I was keenly interested and applied online—with thousands of others, mostly from the United States. Then, I waited. At some point, it occurred to me that perhaps I should verify whether they were even accepting people from outside the US. So I tracked down the woman in charge, Jenny Clad, at Gore's office, which houses the project. Though at first she was hesitant to take on any Canadians, eventually I became the 51st person chosen for the program.

Those selected represented a wide cross-section of society, and in addition to environmental activists and professionals, there were teachers, business leaders, religious leaders, elected officials, scientists, doctors, and even ex-military personnel, sports figures and movie stars. To be chosen, candidates had to demonstrate great passion for the subject, a sound knowledge, and the ability and willingness to present slideshows before large groups. All who attended the training sessions had to promise to deliver at least 10 presentations within one year of their training.

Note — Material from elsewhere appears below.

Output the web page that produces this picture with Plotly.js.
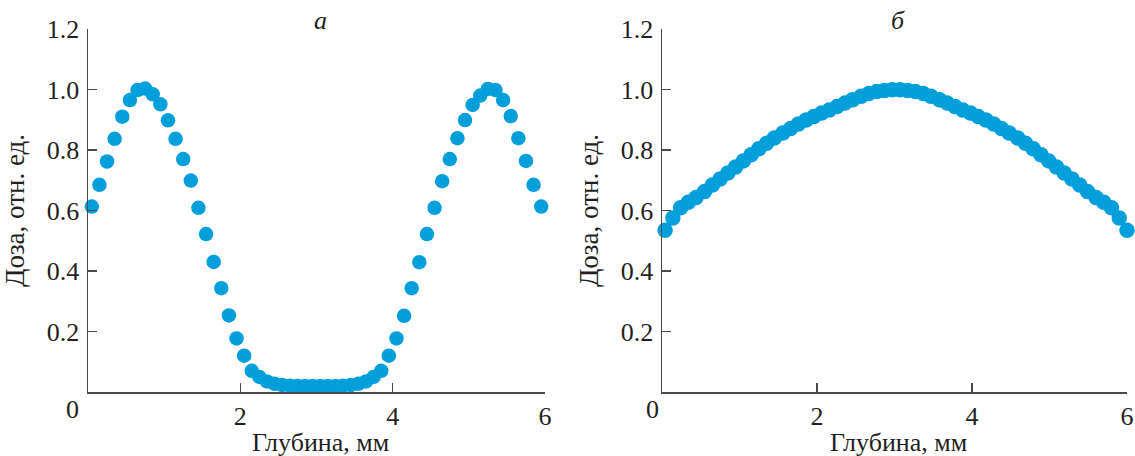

I attended the training in December 2006 in Nashville, Tennessee, where Al Gore lives and has his office. My training group included about 200 people, including 17 other Canadians (we currently number 21 in Canada), and a handful from other countries. The training lasted two-and-a-half days, with Mr. Gore presenting one (very) full day of the training himself. After demonstrating his own presentation of the slideshow, he explained the sources of information, concepts and intended effects for each slide. I was impressed with the depth and breadth of Mr. Gore's knowledge of climate change science. While he was assisted by several top scientists at the training, he answered over 90 percent of the questions himself and was bang-on with the answers. I wouldn't envy anyone debating him on the subject.

And, as a bonus, he was absolutely hilarious at times—presenting a very different, hugely animated and passionate persona than the one we came to know in the presidential race of 2000.

Other parts of the training were devoted to examining how to present information on solutions to cut greenhouse gases, and how to polish basic presentation and speaking skills. These segments were led by other hand-picked specialists. Finally, we become acquainted with the TCP website, through which all thousand plus presenters share their ideas and resources.

I returned to Nashville for a second training in April—this time as a mentor. Currently, I oversee the work of 50 presenters in the US and serve as liaison between "The Climate Project" in Nashville and the Canadian presenters.

I have taken a break from practicing law at Fasken Martineau DuMoulin to devote my time to "The Climate Project." It's extremely exciting work.

As I tell everyone: It pays to follow your passion.